Final thoughts: everyone's mentioned the Theme -> Dog Log > Mango sequence for a listen. The rest of the show isn't totally essential, but that chunk alone make this bad boy definitely worth a download.
As usual, waxbanks has it. The extremely creepy, shiver-up-your-spine
"->" between Theme and Dog Log is worth the price of admission alone. Page is playing his best Haunted House music when out of nowhere appears a Dog Log. The Mango is just a victory lap...
Yes...this show is an interesting one. MPP is a strange venue in that it is kind of tucked away in a relatively (for suburban MD anyway) idyllic setting.

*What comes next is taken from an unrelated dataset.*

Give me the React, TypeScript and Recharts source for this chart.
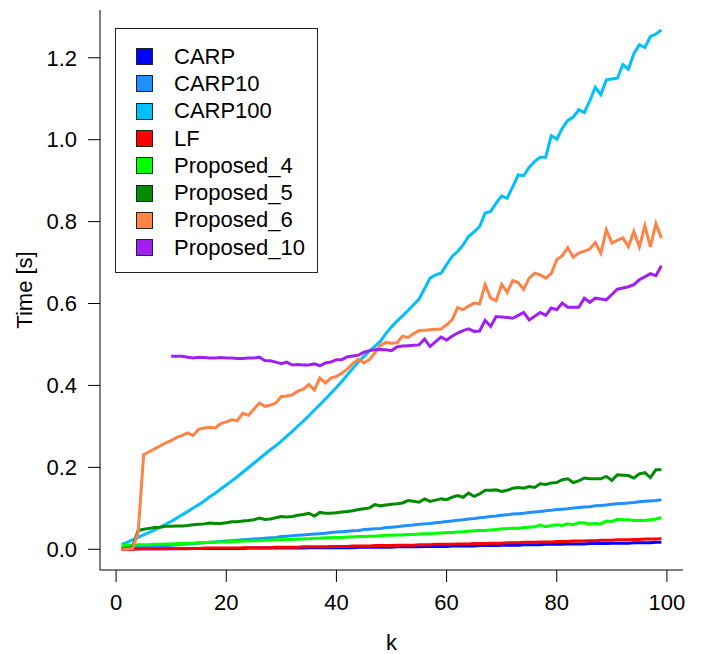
import { LineChart, Line, XAxis, YAxis, Label } from "recharts";

// k = 1..99
const kValues = Array.from({ length: 99 }, (_, i) => i + 1);

const carp = [
  0.000, 0.000, 0.001, 0.001, 0.001, 0.001, 0.001, 0.001, 0.001, 0.001,
  0.001, 0.001, 0.001, 0.002, 0.002, 0.002, 0.002, 0.002, 0.002, 0.002,
  0.002, 0.002, 0.002, 0.003, 0.003, 0.003, 0.003, 0.003, 0.003, 0.003,
  0.003, 0.003, 0.003, 0.003, 0.004, 0.004, 0.004, 0.004, 0.004, 0.004,
  0.004, 0.004, 0.004, 0.005, 0.005, 0.005, 0.005, 0.005, 0.005, 0.005,
  0.006, 0.006, 0.006, 0.006, 0.006, 0.007, 0.007, 0.007, 0.007, 0.007,
  0.008, 0.008, 0.008, 0.008, 0.008, 0.009, 0.009, 0.009, 0.009, 0.010,
  0.010, 0.010, 0.010, 0.011, 0.011, 0.011, 0.011, 0.012, 0.012, 0.012,
  0.012, 0.013, 0.013, 0.013, 0.013, 0.014, 0.014, 0.014, 0.014, 0.015,
  0.015, 0.015, 0.015, 0.016, 0.016, 0.016, 0.016, 0.017, 0.017,
];

const carp10 = [
  0.003, 0.004, 0.004, 0.005, 0.006, 0.007, 0.007, 0.008, 0.009, 0.010,
  0.011, 0.012, 0.013, 0.014, 0.015, 0.016, 0.017, 0.018, 0.019, 0.020,
  0.021, 0.022, 0.023, 0.024, 0.025, 0.026, 0.027, 0.028, 0.029, 0.031,
  0.032, 0.033, 0.034, 0.035, 0.036, 0.037, 0.038, 0.039, 0.041, 0.042,
  0.043, 0.044, 0.045, 0.046, 0.048, 0.049, 0.050, 0.051, 0.053, 0.054,
  0.055, 0.057, 0.058, 0.059, 0.061, 0.062, 0.063, 0.065, 0.066, 0.068,
  0.069, 0.071, 0.072, 0.074, 0.075, 0.077, 0.078, 0.080, 0.081, 0.083,
  0.084, 0.086, 0.087, 0.088, 0.090, 0.091, 0.092, 0.094, 0.095, 0.097,
  0.098, 0.099, 0.101, 0.102, 0.103, 0.104, 0.106, 0.107, 0.108, 0.110,
  0.111, 0.112, 0.113, 0.114, 0.116, 0.117, 0.118, 0.119, 0.121,
];

const carp100 = [
  0.012, 0.017, 0.023, 0.029, 0.035, 0.041, 0.047, 0.054, 0.061, 0.068,
  0.076, 0.084, 0.092, 0.101, 0.109, 0.118, 0.128, 0.137, 0.147, 0.157,
  0.167, 0.177, 0.188, 0.199, 0.210, 0.221, 0.232, 0.243, 0.253, 0.264,
  0.276, 0.288, 0.301, 0.313, 0.326, 0.340, 0.353, 0.367, 0.381, 0.395,
  0.410, 0.426, 0.442, 0.458, 0.471, 0.484, 0.496, 0.508, 0.527, 0.543,
  0.557, 0.570, 0.583, 0.597, 0.611, 0.636, 0.662, 0.670, 0.674, 0.695,
  0.715, 0.727, 0.743, 0.764, 0.775, 0.788, 0.821, 0.825, 0.845, 0.863,
  0.857, 0.885, 0.914, 0.912, 0.933, 0.947, 0.957, 0.957, 1.010, 1.001,
  1.028, 1.047, 1.055, 1.073, 1.066, 1.095, 1.128, 1.110, 1.146, 1.148,
  1.150, 1.183, 1.172, 1.210, 1.232, 1.225, 1.252, 1.258, 1.268,
];

const lf = [
  0.000, 0.000, 0.000, 0.001, 0.001, 0.001, 0.001, 0.001, 0.001, 0.002,
  0.002, 0.002, 0.002, 0.002, 0.002, 0.003, 0.003, 0.003, 0.003, 0.003,
  0.003, 0.003, 0.004, 0.004, 0.004, 0.004, 0.004, 0.004, 0.005, 0.005,
  0.005, 0.005, 0.005, 0.006, 0.006, 0.006, 0.006, 0.006, 0.007, 0.007,
  0.007, 0.007, 0.008, 0.008, 0.008, 0.008, 0.009, 0.009, 0.009, 0.009,
  0.010, 0.010, 0.010, 0.010, 0.011, 0.011, 0.011, 0.012, 0.012, 0.012,
  0.012, 0.013, 0.013, 0.013, 0.014, 0.014, 0.014, 0.015, 0.015, 0.015,
  0.016, 0.016, 0.016, 0.017, 0.017, 0.017, 0.018, 0.018, 0.018, 0.019,
  0.019, 0.019, 0.020, 0.020, 0.020, 0.021, 0.021, 0.022, 0.022, 0.022,
  0.023, 0.023, 0.023, 0.024, 0.024, 0.025, 0.025, 0.025, 0.026,
];

const proposed4 = [
  0.009, 0.010, 0.010, 0.011, 0.011, 0.011, 0.012, 0.012, 0.013, 0.013,
  0.014, 0.014, 0.015, 0.015, 0.016, 0.016, 0.017, 0.017, 0.018, 0.018,
  0.019, 0.019, 0.020, 0.020, 0.021, 0.021, 0.022, 0.022, 0.023, 0.023,
  0.024, 0.024, 0.025, 0.025, 0.026, 0.027, 0.027, 0.028, 0.028, 0.029,
  0.029, 0.030, 0.030, 0.031, 0.031, 0.032, 0.032, 0.033, 0.034, 0.034,
  0.035, 0.035, 0.036, 0.036, 0.037, 0.038, 0.038, 0.039, 0.040, 0.041,
  0.041, 0.042, 0.043, 0.044, 0.045, 0.046, 0.046, 0.047, 0.048, 0.050,
  0.050, 0.052, 0.051, 0.053, 0.054, 0.055, 0.059, 0.055, 0.058, 0.060,
  0.058, 0.062, 0.060, 0.065, 0.064, 0.062, 0.063, 0.062, 0.069, 0.068,
  0.073, 0.072, 0.072, 0.070, 0.071, 0.070, 0.072, 0.074, 0.077,
];

const proposed5 = [
  0.002, 0.003, 0.005, 0.046, 0.049, 0.051, 0.053, 0.054, 0.056, 0.056,
  0.057, 0.057, 0.058, 0.060, 0.061, 0.062, 0.064, 0.063, 0.063, 0.065,
  0.067, 0.067, 0.069, 0.070, 0.072, 0.076, 0.073, 0.074, 0.077, 0.080,
  0.079, 0.080, 0.083, 0.085, 0.088, 0.081, 0.090, 0.088, 0.088, 0.089,
  0.091, 0.092, 0.094, 0.097, 0.099, 0.101, 0.109, 0.106, 0.108, 0.110,
  0.111, 0.113, 0.119, 0.117, 0.115, 0.123, 0.117, 0.120, 0.123, 0.121,
  0.127, 0.131, 0.127, 0.137, 0.129, 0.135, 0.144, 0.144, 0.145, 0.141,
  0.144, 0.149, 0.151, 0.149, 0.153, 0.151, 0.160, 0.158, 0.162, 0.163,
  0.170, 0.172, 0.163, 0.167, 0.174, 0.172, 0.172, 0.172, 0.178, 0.168,
  0.182, 0.181, 0.180, 0.174, 0.184, 0.187, 0.175, 0.194, 0.194,
];

const proposed6 = [
  0.000, 0.000, 0.002, 0.040, 0.231, 0.238, 0.245, 0.252, 0.260, 0.265,
  0.273, 0.278, 0.284, 0.278, 0.293, 0.296, 0.298, 0.296, 0.307, 0.311,
  0.316, 0.314, 0.332, 0.327, 0.342, 0.357, 0.349, 0.352, 0.357, 0.373,
  0.374, 0.377, 0.386, 0.391, 0.402, 0.389, 0.418, 0.406, 0.418, 0.422,
  0.430, 0.440, 0.454, 0.464, 0.455, 0.463, 0.480, 0.498, 0.505, 0.503,
  0.504, 0.520, 0.517, 0.526, 0.534, 0.535, 0.536, 0.537, 0.538, 0.548,
  0.560, 0.590, 0.585, 0.594, 0.601, 0.599, 0.646, 0.613, 0.607, 0.647,
  0.627, 0.656, 0.651, 0.635, 0.662, 0.674, 0.670, 0.662, 0.673, 0.707,
  0.717, 0.736, 0.713, 0.723, 0.728, 0.733, 0.749, 0.723, 0.780, 0.748,
  0.754, 0.760, 0.739, 0.776, 0.738, 0.790, 0.738, 0.795, 0.760,
];

// Proposed_10 only starts at k = 10
const proposed10Start = 10;
const proposed10 = [
  0.471, 0.471, 0.471, 0.469, 0.467, 0.469, 0.468, 0.467, 0.467, 0.468,
  0.467, 0.467, 0.466, 0.466, 0.467, 0.467, 0.469, 0.461, 0.460, 0.457,
  0.453, 0.457, 0.450, 0.451, 0.450, 0.450, 0.453, 0.448, 0.455, 0.457,
  0.463, 0.463, 0.470, 0.472, 0.474, 0.481, 0.485, 0.487, 0.488, 0.487,
  0.485, 0.494, 0.496, 0.497, 0.498, 0.499, 0.513, 0.495, 0.507, 0.518,
  0.511, 0.520, 0.528, 0.534, 0.538, 0.532, 0.533, 0.559, 0.544, 0.568,
  0.567, 0.566, 0.564, 0.571, 0.578, 0.560, 0.569, 0.578, 0.571, 0.589,
  0.585, 0.601, 0.591, 0.591, 0.591, 0.613, 0.603, 0.613, 0.611, 0.609,
  0.622, 0.635, 0.638, 0.641, 0.646, 0.658, 0.665, 0.673, 0.668, 0.692,
];

const xTicks = [0, 20, 40, 60, 80, 100];
const yTicks = [0, 0.2, 0.4, 0.6, 0.8, 1.0, 1.2];

const series = [
  { key: "CARP", color: "#0000FF" },
  { key: "CARP10", color: "#1E90FF" },
  { key: "CARP100", color: "#00BFFF" },
  { key: "LF", color: "#FF0000" },
  { key: "Proposed_4", color: "#00FF00" },
  { key: "Proposed_5", color: "#008B00" },
  { key: "Proposed_6", color: "#FF8247" },
  { key: "Proposed_10", color: "#A020F0" },
];

const data = kValues.map((k, i) => ({
  k,
  CARP: carp[i],
  CARP10: carp10[i],
  CARP100: carp100[i],
  LF: lf[i],
  Proposed_4: proposed4[i],
  Proposed_5: proposed5[i],
  Proposed_6: proposed6[i],
  Proposed_10: k >= proposed10Start ? proposed10[k - proposed10Start] : null,
}));

const FONT = "'Liberation Sans', Arial, Helvetica, sans-serif";
const tickStyle = { fill: "#000", fontSize: 22, fontFamily: FONT };

export default function App() {
  return (
    <div style={{ position: "absolute", left: 0, top: 0, width: 704, height: 654, background: "#fff" }}>
      <LineChart
        width={704}
        height={654}
        data={data}
        margin={{ top: 10, right: 21, left: 0, bottom: 0 }}
      >
        <XAxis
          type="number"
          dataKey="k"
          domain={[-2.92, 102.92]}
          ticks={xTicks}
          allowDataOverflow
          height={84}
          tickSize={12}
          tickMargin={12}
          tick={tickStyle}
          stroke="#000"
          tickLine={{ stroke: "#000" }}
        >
          <Label
            value="k"
            position="insideBottom"
            offset={4}
            style={{ fontSize: 22, fontFamily: FONT, fill: "#000" }}
          />
        </XAxis>
        <XAxis xAxisId="top" orientation="top" type="number" domain={[-2.92, 102.92]} height={0} tick={false} tickLine={false} stroke="#000" />
        <YAxis
          type="number"
          domain={[-0.0506, 1.3166]}
          ticks={yTicks}
          allowDataOverflow
          width={100}
          tickSize={12}
          tickMargin={11}
          tick={tickStyle}
          tickFormatter={(v: number) => v.toFixed(1)}
          stroke="#000"
          tickLine={{ stroke: "#000" }}
        >
          <Label
            value="Time [s]"
            angle={-90}
            position="insideLeft"
            offset={24}
            style={{ fontSize: 22, fontFamily: FONT, fill: "#000", textAnchor: "middle" }}
          />
        </YAxis>
        <YAxis yAxisId="right" orientation="right" type="number" domain={[0, 1]} width={0} tick={false} tickLine={false} stroke="#000" />
        {series.map((s) => (
          <Line
            key={s.key}
            type="linear"
            dataKey={s.key}
            stroke={s.color}
            strokeWidth={3}
            dot={false}
            isAnimationActive={false}
          />
        ))}
      </LineChart>

      <div
        style={{
          position: "absolute", left: 115, top: 28, width: 203, height: 245,
          boxSizing: "border-box", border: "1px solid #222", background: "#fff",
          paddingTop: 14, fontFamily: FONT, fontSize: 22, color: "#000",
        }}
      >
        {series.map((s) => (
          <div key={s.key} style={{ display: "flex", alignItems: "center", height: 27.3 }}>
            <span style={{
              display: "inline-block", width: 17, height: 17, marginLeft: 20,
              boxSizing: "border-box", border: "1px solid #222", background: s.color,
            }} />
            <span style={{ marginLeft: 21, lineHeight: "22px" }}>{s.key}</span>
          </div>
        ))}
      </div>
    </div>
  );
}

Woodsy, a kinda camplike feeling, the venue is a nice little barn that you can tell has seen the likes of the Dead, Little Feat, and others through the years. There are few sheds still on the circuit that are this old. Coppers are notorious in Howard County, MD and they look to bust everyone and anyone since the 90's Dead scene horrified middle America. As far as the show goes, at the time, I thought it was great. A nice mix of goodies from the lot despite the heavy "Guyute" presence put me in the right mood. Coming off a so-so Hershey show, I had high expectations for this one.
Guyute was an interesting and I thought inspired opener. Listening back, it seems a little sloppy, but in the moment, it rocked. I have to admit that I sorta zoned hard through Gin but came around for some serious funk on Moma Dance. To me, this was the highlight of the first set. I had a good laugh when I burned all my CDs onto the computer in a technological update of my music several years back and noticed three stars next to one song...Moma Dance. It reads nice, but the rest of the set does not stand out for me. Honestly, i can't really recall.
Set Break: A quick downside of MPP is the overwhelming population of lacrosse style meatheads that pound beers and yap during jams. Set break on the lawn that night was sloppy at best. Bodies were down. Still, set 2 would transcend that.
I love RandR and this version got people off their asses on that lawn. Theme took us to dark places and I remember this being an above average take on a great song. Well placed I might add. Theme can sometimes be misplaced in a set, but it seemed right on this night. A unique Dog Log cruises into a gentle Mango which gains steam and jams out hard right into an excellent Free. Nice run to close the set. This set was thought out and flowed really nice compared with some of the other 99-00 second sets that I saw. Contact is fun and Rocky Top follows me around as an encore.
There is some really nice jamming from the end of Theme on to end of the set. Worth a listen back especially if you were there and memories are hazy. As the band was careening towards the first hiatus, this show represents an above average night, but also shows the cracks.
The entire show was a lot of fun with a super jammed out second set. What keeps me returning, all these years later, is my all time favorite version of The Curtain With. Like the RnR later in the show, mesmerizing.